▸ Your instructions: Below are records; please write out exactly the lines from the first line through the line containing "0.015, 0.012, 0.017];", with no pictures.

▸ Material to process:

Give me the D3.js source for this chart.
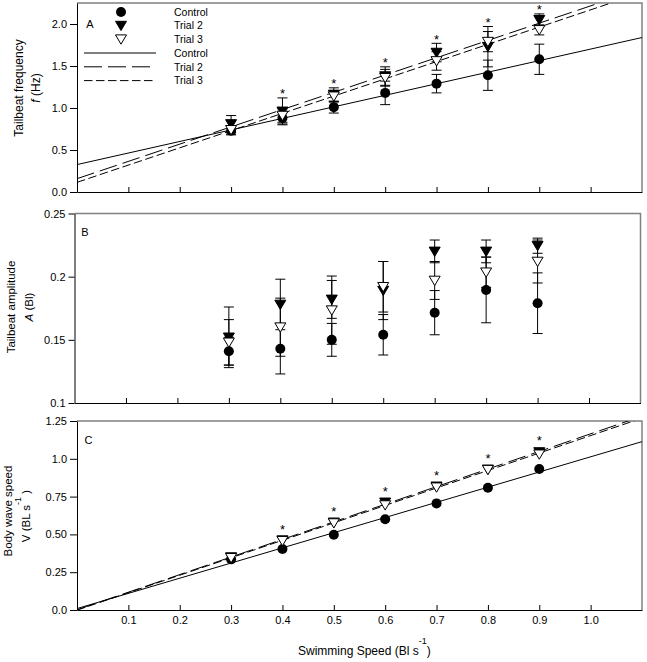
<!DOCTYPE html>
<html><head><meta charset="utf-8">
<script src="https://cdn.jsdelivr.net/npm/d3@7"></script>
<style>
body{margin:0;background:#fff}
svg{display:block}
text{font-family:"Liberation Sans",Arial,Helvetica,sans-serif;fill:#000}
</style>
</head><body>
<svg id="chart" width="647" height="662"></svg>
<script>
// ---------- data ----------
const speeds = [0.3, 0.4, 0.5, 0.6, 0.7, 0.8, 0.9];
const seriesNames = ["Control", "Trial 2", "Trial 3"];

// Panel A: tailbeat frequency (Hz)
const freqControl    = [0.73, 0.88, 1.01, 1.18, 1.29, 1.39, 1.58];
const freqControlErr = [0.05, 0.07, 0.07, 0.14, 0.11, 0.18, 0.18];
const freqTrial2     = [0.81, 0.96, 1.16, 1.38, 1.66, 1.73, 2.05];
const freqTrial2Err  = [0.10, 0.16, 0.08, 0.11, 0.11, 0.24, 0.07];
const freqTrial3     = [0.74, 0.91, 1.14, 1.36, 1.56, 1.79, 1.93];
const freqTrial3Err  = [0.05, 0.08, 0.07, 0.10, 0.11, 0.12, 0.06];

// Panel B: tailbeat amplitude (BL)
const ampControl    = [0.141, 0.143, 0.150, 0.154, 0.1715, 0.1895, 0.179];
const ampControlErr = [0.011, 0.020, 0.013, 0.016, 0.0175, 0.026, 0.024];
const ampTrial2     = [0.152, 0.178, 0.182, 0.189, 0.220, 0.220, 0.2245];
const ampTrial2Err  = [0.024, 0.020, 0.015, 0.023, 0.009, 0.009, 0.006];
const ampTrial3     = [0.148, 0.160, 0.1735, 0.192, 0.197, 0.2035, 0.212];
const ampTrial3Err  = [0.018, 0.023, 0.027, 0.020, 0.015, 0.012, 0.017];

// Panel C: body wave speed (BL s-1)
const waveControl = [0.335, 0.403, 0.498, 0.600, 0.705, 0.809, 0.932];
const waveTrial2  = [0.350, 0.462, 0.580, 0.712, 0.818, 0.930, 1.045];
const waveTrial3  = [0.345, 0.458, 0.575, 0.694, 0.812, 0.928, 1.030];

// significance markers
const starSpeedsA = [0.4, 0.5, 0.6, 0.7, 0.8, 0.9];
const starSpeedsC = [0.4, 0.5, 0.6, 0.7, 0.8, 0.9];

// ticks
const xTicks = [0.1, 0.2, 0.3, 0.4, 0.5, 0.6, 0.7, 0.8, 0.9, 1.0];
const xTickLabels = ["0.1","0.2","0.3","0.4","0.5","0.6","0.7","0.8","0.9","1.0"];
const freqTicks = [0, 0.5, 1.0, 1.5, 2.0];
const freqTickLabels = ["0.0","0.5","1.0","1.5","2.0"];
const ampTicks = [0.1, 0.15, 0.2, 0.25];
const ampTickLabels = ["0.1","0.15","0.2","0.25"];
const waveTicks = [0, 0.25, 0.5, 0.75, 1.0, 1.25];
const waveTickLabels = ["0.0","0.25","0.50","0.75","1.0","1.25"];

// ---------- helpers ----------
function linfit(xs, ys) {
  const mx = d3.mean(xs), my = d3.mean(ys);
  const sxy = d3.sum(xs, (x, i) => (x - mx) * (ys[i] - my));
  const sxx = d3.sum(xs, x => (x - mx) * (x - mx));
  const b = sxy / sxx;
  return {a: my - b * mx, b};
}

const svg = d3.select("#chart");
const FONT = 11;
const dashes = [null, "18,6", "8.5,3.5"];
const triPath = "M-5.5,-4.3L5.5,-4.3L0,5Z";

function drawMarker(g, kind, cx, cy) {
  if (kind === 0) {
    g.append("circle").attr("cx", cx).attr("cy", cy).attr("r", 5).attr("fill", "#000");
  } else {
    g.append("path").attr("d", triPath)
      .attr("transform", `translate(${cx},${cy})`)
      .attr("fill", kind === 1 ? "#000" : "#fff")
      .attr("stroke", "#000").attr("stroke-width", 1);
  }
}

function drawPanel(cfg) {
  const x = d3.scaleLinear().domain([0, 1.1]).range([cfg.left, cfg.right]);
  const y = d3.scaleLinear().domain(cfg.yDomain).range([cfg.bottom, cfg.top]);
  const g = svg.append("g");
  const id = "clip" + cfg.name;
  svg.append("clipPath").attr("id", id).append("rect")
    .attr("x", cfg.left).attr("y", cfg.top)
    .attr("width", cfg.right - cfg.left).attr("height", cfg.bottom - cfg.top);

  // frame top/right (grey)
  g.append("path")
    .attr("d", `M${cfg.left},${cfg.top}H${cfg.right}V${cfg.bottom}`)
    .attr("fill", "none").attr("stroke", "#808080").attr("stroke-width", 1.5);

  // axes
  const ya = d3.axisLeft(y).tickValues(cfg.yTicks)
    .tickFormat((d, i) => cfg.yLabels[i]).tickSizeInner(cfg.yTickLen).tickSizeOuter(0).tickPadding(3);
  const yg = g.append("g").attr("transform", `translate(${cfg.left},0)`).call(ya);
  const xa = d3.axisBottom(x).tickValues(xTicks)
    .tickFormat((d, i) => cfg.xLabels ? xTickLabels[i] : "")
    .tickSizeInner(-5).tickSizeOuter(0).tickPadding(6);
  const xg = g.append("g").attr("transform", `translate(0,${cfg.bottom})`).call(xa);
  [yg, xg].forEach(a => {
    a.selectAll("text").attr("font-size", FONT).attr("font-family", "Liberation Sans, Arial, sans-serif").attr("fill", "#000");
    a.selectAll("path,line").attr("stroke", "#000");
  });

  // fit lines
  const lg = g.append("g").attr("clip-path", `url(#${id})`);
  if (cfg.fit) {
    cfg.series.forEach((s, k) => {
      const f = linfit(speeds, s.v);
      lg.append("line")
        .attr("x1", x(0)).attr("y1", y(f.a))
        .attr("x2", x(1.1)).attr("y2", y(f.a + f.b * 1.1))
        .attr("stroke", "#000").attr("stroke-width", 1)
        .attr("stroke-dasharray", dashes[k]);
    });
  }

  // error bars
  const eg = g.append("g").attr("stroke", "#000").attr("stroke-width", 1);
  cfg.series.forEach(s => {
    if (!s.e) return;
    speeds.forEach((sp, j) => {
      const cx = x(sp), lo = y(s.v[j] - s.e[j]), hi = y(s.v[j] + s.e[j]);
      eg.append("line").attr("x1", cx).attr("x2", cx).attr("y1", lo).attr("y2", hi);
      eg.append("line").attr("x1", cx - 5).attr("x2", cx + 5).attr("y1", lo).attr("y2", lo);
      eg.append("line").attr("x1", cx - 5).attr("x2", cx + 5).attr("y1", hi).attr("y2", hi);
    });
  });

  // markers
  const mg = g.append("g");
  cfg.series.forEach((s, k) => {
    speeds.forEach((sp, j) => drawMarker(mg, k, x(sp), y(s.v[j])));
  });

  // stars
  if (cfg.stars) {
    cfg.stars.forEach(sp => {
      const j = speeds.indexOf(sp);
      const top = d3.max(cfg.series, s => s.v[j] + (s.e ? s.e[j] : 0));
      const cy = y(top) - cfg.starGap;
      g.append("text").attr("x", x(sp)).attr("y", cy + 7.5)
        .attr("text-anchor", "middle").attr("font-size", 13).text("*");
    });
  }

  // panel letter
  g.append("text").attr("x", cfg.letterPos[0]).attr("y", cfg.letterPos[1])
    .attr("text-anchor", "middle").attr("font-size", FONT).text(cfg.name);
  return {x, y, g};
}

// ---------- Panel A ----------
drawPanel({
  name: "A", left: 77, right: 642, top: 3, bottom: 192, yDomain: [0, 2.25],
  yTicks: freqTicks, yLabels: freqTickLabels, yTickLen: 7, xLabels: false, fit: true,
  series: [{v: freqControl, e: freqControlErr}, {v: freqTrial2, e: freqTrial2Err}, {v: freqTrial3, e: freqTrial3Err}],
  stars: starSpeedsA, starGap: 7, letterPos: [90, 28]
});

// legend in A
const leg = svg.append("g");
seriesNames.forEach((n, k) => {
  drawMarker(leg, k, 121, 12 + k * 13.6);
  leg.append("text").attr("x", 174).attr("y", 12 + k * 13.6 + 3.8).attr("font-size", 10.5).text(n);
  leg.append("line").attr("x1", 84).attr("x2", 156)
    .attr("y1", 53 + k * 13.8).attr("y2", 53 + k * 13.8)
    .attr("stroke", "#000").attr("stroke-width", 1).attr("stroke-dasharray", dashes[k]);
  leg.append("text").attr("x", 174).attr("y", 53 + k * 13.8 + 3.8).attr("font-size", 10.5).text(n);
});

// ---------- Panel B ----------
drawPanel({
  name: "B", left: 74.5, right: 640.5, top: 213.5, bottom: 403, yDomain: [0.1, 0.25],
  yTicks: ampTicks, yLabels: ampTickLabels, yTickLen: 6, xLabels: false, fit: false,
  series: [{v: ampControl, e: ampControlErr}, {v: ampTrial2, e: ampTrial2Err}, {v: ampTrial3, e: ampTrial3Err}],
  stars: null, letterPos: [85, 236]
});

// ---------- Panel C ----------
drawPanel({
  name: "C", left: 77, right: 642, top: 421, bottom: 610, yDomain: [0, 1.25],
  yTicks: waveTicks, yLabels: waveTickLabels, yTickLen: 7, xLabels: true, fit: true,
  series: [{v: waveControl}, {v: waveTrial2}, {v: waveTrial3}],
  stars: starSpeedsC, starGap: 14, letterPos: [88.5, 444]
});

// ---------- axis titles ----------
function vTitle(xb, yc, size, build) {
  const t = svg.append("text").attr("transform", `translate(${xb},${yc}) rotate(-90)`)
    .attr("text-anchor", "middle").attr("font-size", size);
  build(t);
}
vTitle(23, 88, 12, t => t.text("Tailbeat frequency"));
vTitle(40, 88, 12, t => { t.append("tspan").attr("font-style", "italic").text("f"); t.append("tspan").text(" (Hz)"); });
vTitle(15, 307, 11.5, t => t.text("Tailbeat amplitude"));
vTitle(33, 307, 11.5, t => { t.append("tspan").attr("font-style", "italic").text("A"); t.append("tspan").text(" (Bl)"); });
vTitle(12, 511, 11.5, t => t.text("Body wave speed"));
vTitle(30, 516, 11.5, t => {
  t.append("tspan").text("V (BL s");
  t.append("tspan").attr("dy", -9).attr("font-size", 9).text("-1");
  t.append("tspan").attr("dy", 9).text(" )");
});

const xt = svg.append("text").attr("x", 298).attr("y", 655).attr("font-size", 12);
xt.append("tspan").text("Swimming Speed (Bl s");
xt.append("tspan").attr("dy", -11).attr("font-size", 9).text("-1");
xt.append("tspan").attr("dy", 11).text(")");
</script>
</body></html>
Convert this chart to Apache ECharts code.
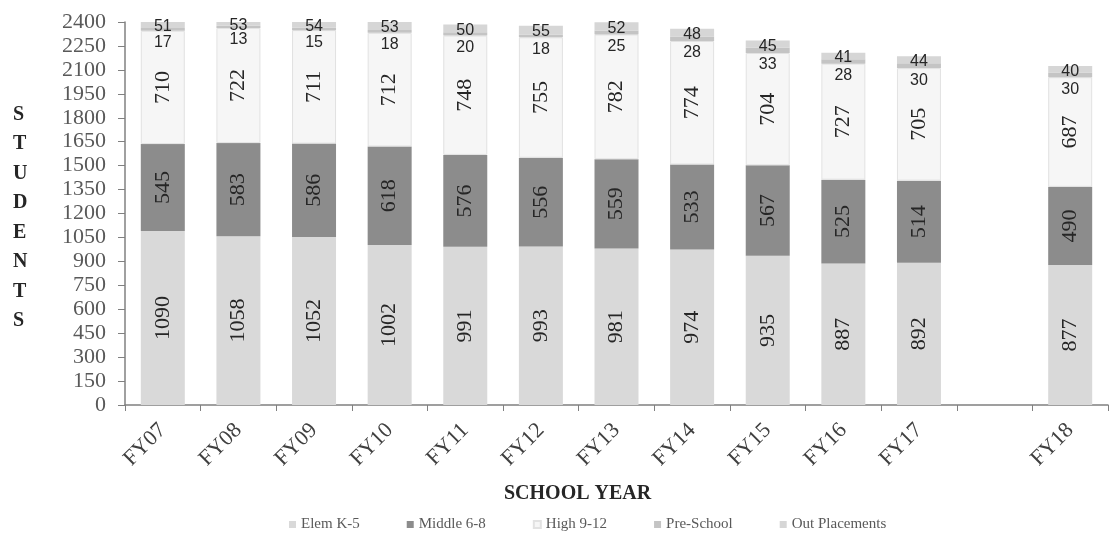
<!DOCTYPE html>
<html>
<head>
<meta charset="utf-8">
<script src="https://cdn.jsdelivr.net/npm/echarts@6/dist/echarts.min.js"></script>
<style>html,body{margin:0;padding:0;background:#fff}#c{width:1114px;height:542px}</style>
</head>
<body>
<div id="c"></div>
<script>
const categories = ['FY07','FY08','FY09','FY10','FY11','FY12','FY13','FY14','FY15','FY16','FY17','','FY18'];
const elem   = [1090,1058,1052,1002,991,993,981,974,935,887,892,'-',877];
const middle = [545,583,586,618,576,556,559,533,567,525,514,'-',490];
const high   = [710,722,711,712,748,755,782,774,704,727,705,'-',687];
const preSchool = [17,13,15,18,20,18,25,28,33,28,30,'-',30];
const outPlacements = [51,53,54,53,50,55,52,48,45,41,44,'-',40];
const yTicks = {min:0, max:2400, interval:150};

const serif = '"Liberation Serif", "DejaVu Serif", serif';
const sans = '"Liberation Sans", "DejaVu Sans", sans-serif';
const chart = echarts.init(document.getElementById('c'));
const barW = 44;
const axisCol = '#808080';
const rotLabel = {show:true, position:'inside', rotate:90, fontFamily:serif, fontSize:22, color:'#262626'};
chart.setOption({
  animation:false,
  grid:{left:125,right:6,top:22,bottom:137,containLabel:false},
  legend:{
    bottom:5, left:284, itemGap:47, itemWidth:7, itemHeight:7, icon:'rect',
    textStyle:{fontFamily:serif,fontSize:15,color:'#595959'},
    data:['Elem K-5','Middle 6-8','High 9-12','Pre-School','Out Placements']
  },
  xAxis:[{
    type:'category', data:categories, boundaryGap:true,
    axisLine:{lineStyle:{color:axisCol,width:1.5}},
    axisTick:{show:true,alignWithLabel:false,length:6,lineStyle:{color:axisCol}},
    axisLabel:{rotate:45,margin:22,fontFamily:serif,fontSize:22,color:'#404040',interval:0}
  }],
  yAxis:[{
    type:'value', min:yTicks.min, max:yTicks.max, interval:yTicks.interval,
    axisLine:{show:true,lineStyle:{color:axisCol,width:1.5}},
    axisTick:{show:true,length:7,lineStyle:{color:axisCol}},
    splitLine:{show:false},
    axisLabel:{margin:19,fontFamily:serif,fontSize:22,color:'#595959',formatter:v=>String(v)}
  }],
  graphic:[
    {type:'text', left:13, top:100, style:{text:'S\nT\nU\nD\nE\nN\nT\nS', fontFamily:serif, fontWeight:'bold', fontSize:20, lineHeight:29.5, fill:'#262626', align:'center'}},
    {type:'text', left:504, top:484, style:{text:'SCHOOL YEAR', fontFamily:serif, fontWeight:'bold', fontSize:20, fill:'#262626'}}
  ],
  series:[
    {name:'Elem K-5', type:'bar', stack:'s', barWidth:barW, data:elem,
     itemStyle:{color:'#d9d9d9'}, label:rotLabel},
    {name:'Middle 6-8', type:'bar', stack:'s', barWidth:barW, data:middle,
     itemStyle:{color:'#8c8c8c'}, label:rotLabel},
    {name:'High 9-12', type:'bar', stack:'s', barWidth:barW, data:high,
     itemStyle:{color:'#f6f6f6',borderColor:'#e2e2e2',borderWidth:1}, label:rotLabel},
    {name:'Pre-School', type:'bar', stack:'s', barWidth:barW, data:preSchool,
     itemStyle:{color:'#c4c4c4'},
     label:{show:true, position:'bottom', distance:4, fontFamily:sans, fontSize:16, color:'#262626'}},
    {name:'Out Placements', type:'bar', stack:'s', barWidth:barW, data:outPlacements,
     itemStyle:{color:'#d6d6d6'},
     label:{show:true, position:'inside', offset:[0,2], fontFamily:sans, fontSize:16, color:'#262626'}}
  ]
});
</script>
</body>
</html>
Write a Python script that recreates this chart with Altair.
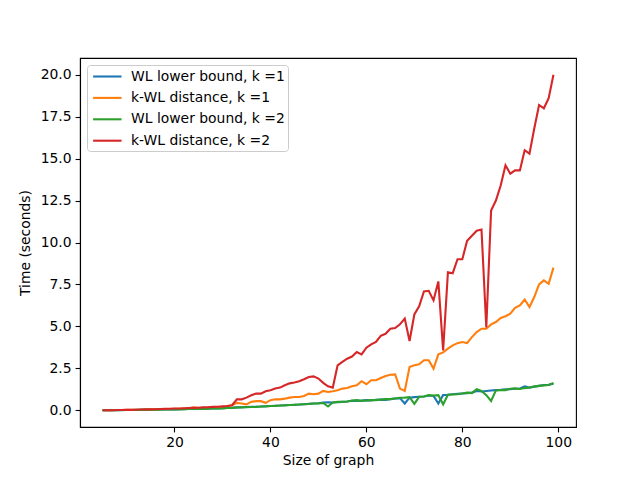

▸ Answer in full:
Give me the D3.js source for this chart.
<!DOCTYPE html>
<html><head><meta charset="utf-8">
<script src="https://cdn.jsdelivr.net/npm/d3@7"></script>
<style>
body{margin:0;background:#fff}
svg{display:block}
text{font-family:"Liberation Sans",Arial,Helvetica,sans-serif;fill:#000}
</style>
</head><body>
<svg id="chart" width="647" height="662"></svg>
<script>
// ---------- data ----------
const speeds = [0.3, 0.4, 0.5, 0.6, 0.7, 0.8, 0.9];
const seriesNames = ["Control", "Trial 2", "Trial 3"];

// Panel A: tailbeat frequency (Hz)
const freqControl    = [0.73, 0.88, 1.01, 1.18, 1.29, 1.39, 1.58];
const freqControlErr = [0.05, 0.07, 0.07, 0.14, 0.11, 0.18, 0.18];
const freqTrial2     = [0.81, 0.96, 1.16, 1.38, 1.66, 1.73, 2.05];
const freqTrial2Err  = [0.10, 0.16, 0.08, 0.11, 0.11, 0.24, 0.07];
const freqTrial3     = [0.74, 0.91, 1.14, 1.36, 1.56, 1.79, 1.93];
const freqTrial3Err  = [0.05, 0.08, 0.07, 0.10, 0.11, 0.12, 0.06];

// Panel B: tailbeat amplitude (BL)
const ampControl    = [0.141, 0.143, 0.150, 0.154, 0.1715, 0.1895, 0.179];
const ampControlErr = [0.011, 0.020, 0.013, 0.016, 0.0175, 0.026, 0.024];
const ampTrial2     = [0.152, 0.178, 0.182, 0.189, 0.220, 0.220, 0.2245];
const ampTrial2Err  = [0.024, 0.020, 0.015, 0.023, 0.009, 0.009, 0.006];
const ampTrial3     = [0.148, 0.160, 0.1735, 0.192, 0.197, 0.2035, 0.212];
const ampTrial3Err  = [0.018, 0.023, 0.027, 0.020, 0.015, 0.012, 0.017];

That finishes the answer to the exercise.